For syndicators managing residential properties, the primary benefit of Section 179 would likely come from the operational side—deducting office equipment, vehicles, and business supplies used for managing the investment.
Flippers and Wholesalers
Flippers generally invest in short-term projects and sell properties within a year, making depreciation less relevant. However, if flippers operate a more substantial business, using Section 179 to expense vehicles, office equipment, or tools used in renovation projects can reduce taxable income in the year those items are placed in service.
Wholesalers, on the other hand, benefit from Section 179 primarily in the business operations realm. Since wholesalers deal in contract assignments rather than direct ownership of property, they may use Section 179 to deduct the costs of office equipment, computers, and vehicles used to conduct their wholesaling activities.
Best Practices for Leveraging Section 179 in 2024
Real estate investors should carefully plan their purchases to maximize the benefits of Section 179 expensing in 2024. Here are a few key strategies to consider:
1. Timing Your Purchases: To qualify for the Section 179 deduction, the equipment or property improvements must be purchased and placed in service during the 2024 tax year. This means that if you plan to make any large purchases—whether it’s a business vehicle or major property improvement—doing so before the year’s end will allow you to take advantage of the deduction immediately.

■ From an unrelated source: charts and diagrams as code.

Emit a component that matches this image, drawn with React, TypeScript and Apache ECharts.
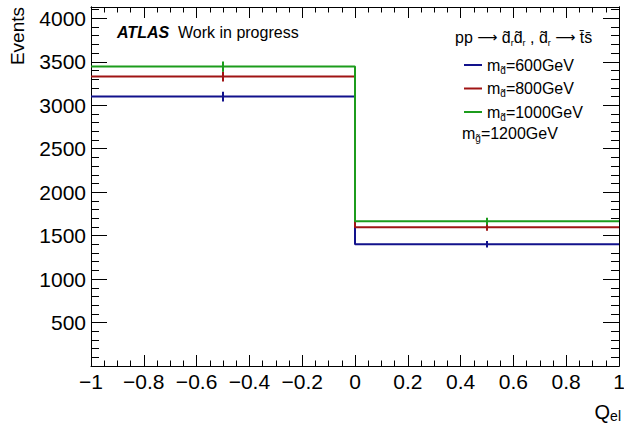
import React, { useEffect, useRef } from "react";
import * as echarts from "echarts";

// ---- data ----
const binEdges = [-1, 0, 1];
const massLabels = ["600", "800", "1000"];
const blueCounts = [3100, 1400];
const redCounts = [3330, 1595];
const greenCounts = [3445, 1665];
const blueErrors = [56, 37];
const redErrors = [58, 40];
const greenErrors = [59, 41];
const seriesColors = ["#12128c", "#a01414", "#1c9c1c"];
const yMin = 0;
const yMax = 4130;
const xMin = -1;
const xMax = 1;

const FONT = "Liberation Sans";

function stepPoints(counts: number[]) {
  return binEdges.map((e, i) => [e, counts[Math.min(i, counts.length - 1)]]);
}
function errPoints(counts: number[], errs: number[]) {
  return counts.map((c, i) => [(binEdges[i] + binEdges[i + 1]) / 2, c, errs[i]]);
}

export default function App() {
  const ref = useRef<HTMLDivElement>(null);
  useEffect(() => {
    if (!ref.current) return;
    const chart = echarts.init(ref.current, undefined, { renderer: "svg" });
    const allCounts = [blueCounts, redCounts, greenCounts];
    const allErrs = [blueErrors, redErrors, greenErrors];

    const lineSeries = massLabels.map((m, k) => ({
      name: m,
      type: "line",
      step: "end",
      data: stepPoints(allCounts[k]),
      symbol: "none",
      lineStyle: { color: seriesColors[k], width: 2 },
      itemStyle: { color: seriesColors[k] },
      xAxisIndex: 0,
      yAxisIndex: 0,
      z: 2 + k,
    }));
    const errSeries = massLabels.map((m, k) => ({
      name: m + " err",
      type: "custom",
      xAxisIndex: 0,
      yAxisIndex: 0,
      z: 2 + k,
      data: errPoints(allCounts[k], allErrs[k]),
      renderItem: (params: any, api: any) => {
        const x = api.value(0);
        const y = api.value(1);
        const e = api.value(2);
        const p1 = api.coord([x, y - e]);
        const p2 = api.coord([x, y + e]);
        return {
          type: "line",
          shape: { x1: p1[0], y1: p1[1], x2: p2[0], y2: p2[1] },
          style: { stroke: seriesColors[k], lineWidth: 2 },
        };
      },
    }));

    const axisLine = { show: true, onZero: false, lineStyle: { color: "#000", width: 1 } };
    const xFmt = (v: number) => {
      const r = Math.round(v * 10) / 10;
      return String(r).replace("-", "\u2212");
    };
    const xBase = (pos: string, labels: boolean) => ({
      type: "value",
      position: pos,
      min: xMin,
      max: xMax,
      interval: 0.2,
      axisLine,
      axisTick: { show: true, inside: true, length: 11, lineStyle: { color: "#000" } },
      minorTick: { show: true, splitNumber: 4, length: 5.5, lineStyle: { color: "#000" } },
      splitLine: { show: false },
      minorSplitLine: { show: false },
      axisLabel: {
        show: labels,
        formatter: xFmt,
        fontFamily: FONT,
        fontSize: 21,
        color: "#000",
        margin: 5,
      },
    });
    const yBase = (pos: string, interval: number, tickLen: number, labels: boolean) => ({
      type: "value",
      position: pos,
      min: yMin,
      max: yMax,
      interval,
      axisLine,
      axisTick: { show: true, inside: true, length: tickLen, lineStyle: { color: "#000" } },
      splitLine: { show: false },
      axisLabel: {
        show: labels,
        formatter: (v: number) => (v === 0 || v % 500 !== 0 ? "" : String(v)),
        fontFamily: FONT,
        fontSize: 21,
        color: "#000",
        margin: 5,
      },
    });

    chart.setOption({
      animation: false,
      backgroundColor: "#fff",
      grid: {
        left: 91,
        right: 5,
        top: 7,
        bottom: 59,
        containLabel: false,
        outerBoundsMode: "none",
      },
      xAxis: [xBase("bottom", true), xBase("top", false)],
      yAxis: [
        yBase("left", 500, 16, true),
        yBase("left", 100, 8, false),
        yBase("right", 500, 16, false),
        yBase("right", 100, 8, false),
      ],
      legend: {
        data: massLabels,
        orient: "vertical",
        left: 459,
        top: 52,
        itemWidth: 18,
        itemHeight: 2,
        itemGap: 5.5,
        icon: "rect",
        formatter: (name: string) => `{m|m}{s|d\u0303}{t|=${name}GeV}`,
        textStyle: {
          fontFamily: FONT,
          color: "#000",
          rich: {
            m: { fontFamily: FONT, fontSize: 16, lineHeight: 20, verticalAlign: "middle", color: "#000" },
            s: { fontFamily: FONT, fontSize: 10, lineHeight: 9, verticalAlign: "bottom", color: "#000" },
            t: { fontFamily: FONT, fontSize: 16, lineHeight: 20, verticalAlign: "middle", color: "#000" },
          },
        },
      },
      graphic: [
        {
          type: "text",
          x: 17,
          y: 7,
          rotation: Math.PI / 2,
          style: {
            text: "Events",
            fontFamily: FONT,
            fontSize: 19,
            fill: "#000",
            align: "right",
            verticalAlign: "middle",
          },
        },
        {
          type: "text",
          x: 621,
          y: 401,
          style: {
            text: "{q|Q}{s|el}",
            align: "right",
            verticalAlign: "top",
            rich: {
              q: { fontFamily: FONT, fontSize: 20, lineHeight: 22, verticalAlign: "middle", fill: "#000" },
              s: { fontFamily: FONT, fontSize: 14, lineHeight: 14, verticalAlign: "bottom", fill: "#000" },
            },
          },
        },
        {
          type: "text",
          x: 117,
          y: 32,
          style: {
            text: "ATLAS",
            fontFamily: FONT,
            fontSize: 16,
            fontWeight: "bold",
            fontStyle: "italic",
            fill: "#000",
            verticalAlign: "middle",
          },
        },
        {
          type: "text",
          x: 178,
          y: 32,
          style: {
            text: "Work in progress",
            fontFamily: FONT,
            fontSize: 16,
            fill: "#000",
            verticalAlign: "middle",
          },
        },
        {
          type: "text",
          x: 455,
          y: 27,
          style: {
            text: "{n|pp }{a|\u27F6}{n| d\u0303}{s|r}{n|d\u0303}{s|r}{n| , d\u0303}{s|r}{n| }{a|\u27F6}{n| t\u0304s\u0304}",
            verticalAlign: "top",
            rich: {
              n: { fontFamily: FONT, fontSize: 16, lineHeight: 20, verticalAlign: "middle", fill: "#000" },
              a: { fontFamily: "DejaVu Sans", fontSize: 14, lineHeight: 20, verticalAlign: "middle", fill: "#000" },
              s: { fontFamily: FONT, fontSize: 9, lineHeight: 8, verticalAlign: "bottom", fill: "#000" },
            },
          },
        },
        {
          type: "text",
          x: 462,
          y: 123,
          style: {
            text: "{m|m}{s|g\u0303}{t|=1200GeV}",
            verticalAlign: "top",
            rich: {
              m: { fontFamily: FONT, fontSize: 16, lineHeight: 20, verticalAlign: "middle", fill: "#000" },
              s: { fontFamily: FONT, fontSize: 10, lineHeight: 9, verticalAlign: "bottom", fill: "#000" },
              t: { fontFamily: FONT, fontSize: 16, lineHeight: 20, verticalAlign: "middle", fill: "#000" },
            },
          },
        },
      ],
      series: [...errSeries, ...lineSeries],
    });
    return () => chart.dispose();
  }, []);
  return (
    <div
      ref={ref}
      style={{ position: "fixed", left: 0, top: 0, width: 624, height: 425, background: "#fff" }}
    />
  );
}
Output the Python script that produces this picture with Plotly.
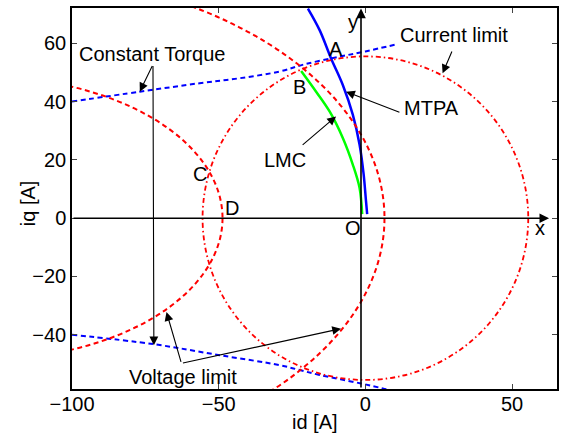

2. Using the Phase-Out Limit: If your total qualifying investments exceed $3.05 million, your Section 179 deduction will begin to phase out. If you anticipate significant capital expenditures, you may want to spread your purchases over two years to avoid losing the deduction.
3. Combining with Bonus Depreciation: While Section 179 allows for immediate expensing, bonus depreciation is another tool that lets you depreciate a larger portion of qualifying property. For example, if you exceed the Section 179 limit, you can still take bonus depreciation on other qualifying assets, ensuring that you maximize your tax deductions.
4. Consult a Tax Professional: Given the complexity of tax law, it’s essential to work with a tax professional who understands real estate. A qualified accountant or tax advisor can help you identify which purchases qualify for Section 179 and ensure you’re not missing any deductions.
The Section 179 deduction remains a valuable tool for real estate investors looking to reduce their tax liabilities and keep more of their profits. With the expensing limit set at $1.22 million in 2024, there’s ample opportunity for investors to deduct the cost of qualifying business expenses, from vehicles and equipment to certain property improvements.
Whether you’re a landlord upgrading your property’s security system, a syndicator managing a large commercial real estate project, or a wholesaler looking to deduct office expenses, Section 179 can provide significant tax relief. By timing your purchases wisely, understanding the limits, and working with a tax professional, you can make the most of this powerful tax provision.
As always, stay informed about changes to tax law and consult with a professional to ensure you’re leveraging every available tax-saving opportunity.